## Exercise directions
Leave out the pictures and restate the rest of the data exactly.

[START OF Given information]

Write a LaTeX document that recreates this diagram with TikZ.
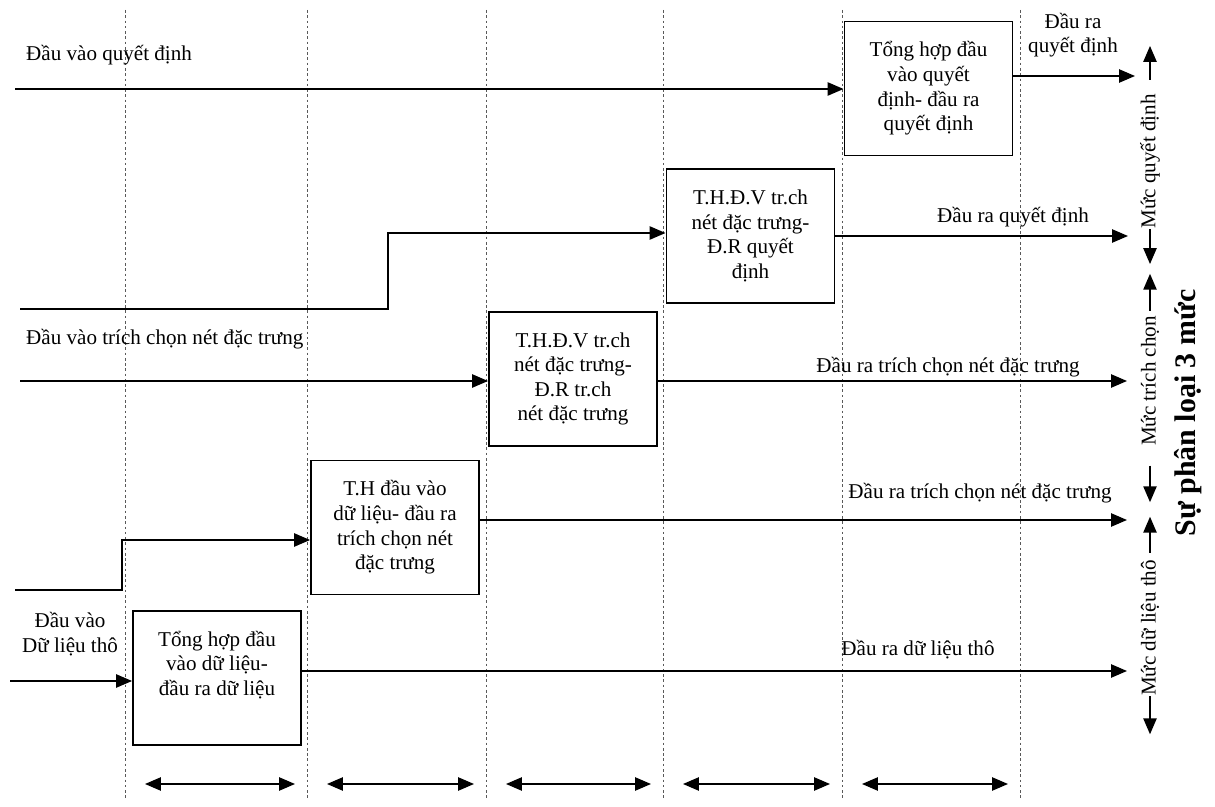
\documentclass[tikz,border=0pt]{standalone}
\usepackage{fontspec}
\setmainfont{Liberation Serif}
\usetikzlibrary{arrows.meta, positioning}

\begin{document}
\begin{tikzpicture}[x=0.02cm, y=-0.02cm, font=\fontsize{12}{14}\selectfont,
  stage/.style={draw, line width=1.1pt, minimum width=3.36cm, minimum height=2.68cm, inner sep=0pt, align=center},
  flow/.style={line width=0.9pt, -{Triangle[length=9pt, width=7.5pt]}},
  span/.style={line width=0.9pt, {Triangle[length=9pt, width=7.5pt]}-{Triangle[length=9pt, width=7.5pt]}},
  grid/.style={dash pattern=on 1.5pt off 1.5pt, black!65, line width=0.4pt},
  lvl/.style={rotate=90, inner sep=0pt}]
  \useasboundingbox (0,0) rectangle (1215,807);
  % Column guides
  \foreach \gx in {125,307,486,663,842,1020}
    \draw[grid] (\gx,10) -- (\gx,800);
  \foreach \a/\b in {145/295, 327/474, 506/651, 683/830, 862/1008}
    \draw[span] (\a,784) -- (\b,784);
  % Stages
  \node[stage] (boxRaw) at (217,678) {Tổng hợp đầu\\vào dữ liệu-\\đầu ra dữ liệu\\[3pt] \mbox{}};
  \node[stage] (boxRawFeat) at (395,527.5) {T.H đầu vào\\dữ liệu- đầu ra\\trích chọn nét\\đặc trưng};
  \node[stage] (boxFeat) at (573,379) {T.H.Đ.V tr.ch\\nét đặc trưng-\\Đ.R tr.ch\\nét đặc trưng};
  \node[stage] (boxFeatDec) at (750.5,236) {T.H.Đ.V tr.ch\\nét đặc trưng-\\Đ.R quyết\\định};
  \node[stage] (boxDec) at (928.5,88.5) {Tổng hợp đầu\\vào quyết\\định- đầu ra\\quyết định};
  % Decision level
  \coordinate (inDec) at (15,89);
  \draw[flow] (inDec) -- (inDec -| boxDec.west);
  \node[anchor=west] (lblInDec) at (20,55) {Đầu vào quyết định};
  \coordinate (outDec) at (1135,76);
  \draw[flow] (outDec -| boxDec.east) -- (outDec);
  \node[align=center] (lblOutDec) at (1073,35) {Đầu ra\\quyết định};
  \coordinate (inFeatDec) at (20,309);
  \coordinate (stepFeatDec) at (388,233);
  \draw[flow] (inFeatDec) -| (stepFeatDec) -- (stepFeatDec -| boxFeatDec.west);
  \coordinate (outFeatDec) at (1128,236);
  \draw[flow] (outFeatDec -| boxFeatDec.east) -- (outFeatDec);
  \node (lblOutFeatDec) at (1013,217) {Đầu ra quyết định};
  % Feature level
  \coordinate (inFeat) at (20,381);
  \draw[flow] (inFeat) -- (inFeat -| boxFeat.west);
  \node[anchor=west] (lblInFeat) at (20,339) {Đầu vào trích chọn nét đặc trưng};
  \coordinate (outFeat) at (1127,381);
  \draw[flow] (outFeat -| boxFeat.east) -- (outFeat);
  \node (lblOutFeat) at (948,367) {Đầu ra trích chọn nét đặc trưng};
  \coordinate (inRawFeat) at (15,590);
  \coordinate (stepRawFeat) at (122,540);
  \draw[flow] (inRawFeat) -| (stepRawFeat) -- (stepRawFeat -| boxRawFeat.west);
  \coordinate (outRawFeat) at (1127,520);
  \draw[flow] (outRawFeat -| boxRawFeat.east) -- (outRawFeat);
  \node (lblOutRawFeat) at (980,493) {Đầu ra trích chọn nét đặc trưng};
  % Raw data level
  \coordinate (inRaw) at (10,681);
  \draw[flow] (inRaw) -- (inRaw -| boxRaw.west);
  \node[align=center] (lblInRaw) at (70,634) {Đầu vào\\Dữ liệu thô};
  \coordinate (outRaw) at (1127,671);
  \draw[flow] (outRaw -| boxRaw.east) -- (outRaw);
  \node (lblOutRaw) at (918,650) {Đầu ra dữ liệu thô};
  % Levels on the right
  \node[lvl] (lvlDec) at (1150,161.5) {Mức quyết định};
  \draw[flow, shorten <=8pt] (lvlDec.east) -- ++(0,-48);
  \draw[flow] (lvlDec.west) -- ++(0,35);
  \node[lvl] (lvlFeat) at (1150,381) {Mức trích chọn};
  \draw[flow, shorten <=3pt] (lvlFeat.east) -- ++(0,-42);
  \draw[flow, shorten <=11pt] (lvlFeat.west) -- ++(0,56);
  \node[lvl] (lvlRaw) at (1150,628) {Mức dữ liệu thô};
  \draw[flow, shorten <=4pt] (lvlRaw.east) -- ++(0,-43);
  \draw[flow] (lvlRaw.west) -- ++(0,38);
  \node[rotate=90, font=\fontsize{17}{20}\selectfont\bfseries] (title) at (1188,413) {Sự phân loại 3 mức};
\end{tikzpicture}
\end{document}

[END OF Given information]

## Complete answer
Write a LaTeX document that recreates this diagram with TikZ.
\documentclass[tikz,border=0pt]{standalone}
\usepackage{fontspec}
\setmainfont{Liberation Serif}
\usetikzlibrary{arrows.meta, positioning}

\begin{document}
\begin{tikzpicture}[x=0.02cm, y=-0.02cm, font=\fontsize{12}{14}\selectfont,
  stage/.style={draw, line width=1.1pt, minimum width=3.36cm, minimum height=2.68cm, inner sep=0pt, align=center},
  flow/.style={line width=0.9pt, -{Triangle[length=9pt, width=7.5pt]}},
  span/.style={line width=0.9pt, {Triangle[length=9pt, width=7.5pt]}-{Triangle[length=9pt, width=7.5pt]}},
  grid/.style={dash pattern=on 1.5pt off 1.5pt, black!65, line width=0.4pt},
  lvl/.style={rotate=90, inner sep=0pt}]
  \useasboundingbox (0,0) rectangle (1215,807);
  % Column guides
  \foreach \gx in {125,307,486,663,842,1020}
    \draw[grid] (\gx,10) -- (\gx,800);
  \foreach \a/\b in {145/295, 327/474, 506/651, 683/830, 862/1008}
    \draw[span] (\a,784) -- (\b,784);
  % Stages
  \node[stage] (boxRaw) at (217,678) {Tổng hợp đầu\\vào dữ liệu-\\đầu ra dữ liệu\\[3pt] \mbox{}};
  \node[stage] (boxRawFeat) at (395,527.5) {T.H đầu vào\\dữ liệu- đầu ra\\trích chọn nét\\đặc trưng};
  \node[stage] (boxFeat) at (573,379) {T.H.Đ.V tr.ch\\nét đặc trưng-\\Đ.R tr.ch\\nét đặc trưng};
  \node[stage] (boxFeatDec) at (750.5,236) {T.H.Đ.V tr.ch\\nét đặc trưng-\\Đ.R quyết\\định};
  \node[stage] (boxDec) at (928.5,88.5) {Tổng hợp đầu\\vào quyết\\định- đầu ra\\quyết định};
  % Decision level
  \coordinate (inDec) at (15,89);
  \draw[flow] (inDec) -- (inDec -| boxDec.west);
  \node[anchor=west] (lblInDec) at (20,55) {Đầu vào quyết định};
  \coordinate (outDec) at (1135,76);
  \draw[flow] (outDec -| boxDec.east) -- (outDec);
  \node[align=center] (lblOutDec) at (1073,35) {Đầu ra\\quyết định};
  \coordinate (inFeatDec) at (20,309);
  \coordinate (stepFeatDec) at (388,233);
  \draw[flow] (inFeatDec) -| (stepFeatDec) -- (stepFeatDec -| boxFeatDec.west);
  \coordinate (outFeatDec) at (1128,236);
  \draw[flow] (outFeatDec -| boxFeatDec.east) -- (outFeatDec);
  \node (lblOutFeatDec) at (1013,217) {Đầu ra quyết định};
  % Feature level
  \coordinate (inFeat) at (20,381);
  \draw[flow] (inFeat) -- (inFeat -| boxFeat.west);
  \node[anchor=west] (lblInFeat) at (20,339) {Đầu vào trích chọn nét đặc trưng};
  \coordinate (outFeat) at (1127,381);
  \draw[flow] (outFeat -| boxFeat.east) -- (outFeat);
  \node (lblOutFeat) at (948,367) {Đầu ra trích chọn nét đặc trưng};
  \coordinate (inRawFeat) at (15,590);
  \coordinate (stepRawFeat) at (122,540);
  \draw[flow] (inRawFeat) -| (stepRawFeat) -- (stepRawFeat -| boxRawFeat.west);
  \coordinate (outRawFeat) at (1127,520);
  \draw[flow] (outRawFeat -| boxRawFeat.east) -- (outRawFeat);
  \node (lblOutRawFeat) at (980,493) {Đầu ra trích chọn nét đặc trưng};
  % Raw data level
  \coordinate (inRaw) at (10,681);
  \draw[flow] (inRaw) -- (inRaw -| boxRaw.west);
  \node[align=center] (lblInRaw) at (70,634) {Đầu vào\\Dữ liệu thô};
  \coordinate (outRaw) at (1127,671);
  \draw[flow] (outRaw -| boxRaw.east) -- (outRaw);
  \node (lblOutRaw) at (918,650) {Đầu ra dữ liệu thô};
  % Levels on the right
  \node[lvl] (lvlDec) at (1150,161.5) {Mức quyết định};
  \draw[flow, shorten <=8pt] (lvlDec.east) -- ++(0,-48);
  \draw[flow] (lvlDec.west) -- ++(0,35);
  \node[lvl] (lvlFeat) at (1150,381) {Mức trích chọn};
  \draw[flow, shorten <=3pt] (lvlFeat.east) -- ++(0,-42);
  \draw[flow, shorten <=11pt] (lvlFeat.west) -- ++(0,56);
  \node[lvl] (lvlRaw) at (1150,628) {Mức dữ liệu thô};
  \draw[flow, shorten <=4pt] (lvlRaw.east) -- ++(0,-43);
  \draw[flow] (lvlRaw.west) -- ++(0,38);
  \node[rotate=90, font=\fontsize{17}{20}\selectfont\bfseries] (title) at (1188,413) {Sự phân loại 3 mức};
\end{tikzpicture}
\end{document}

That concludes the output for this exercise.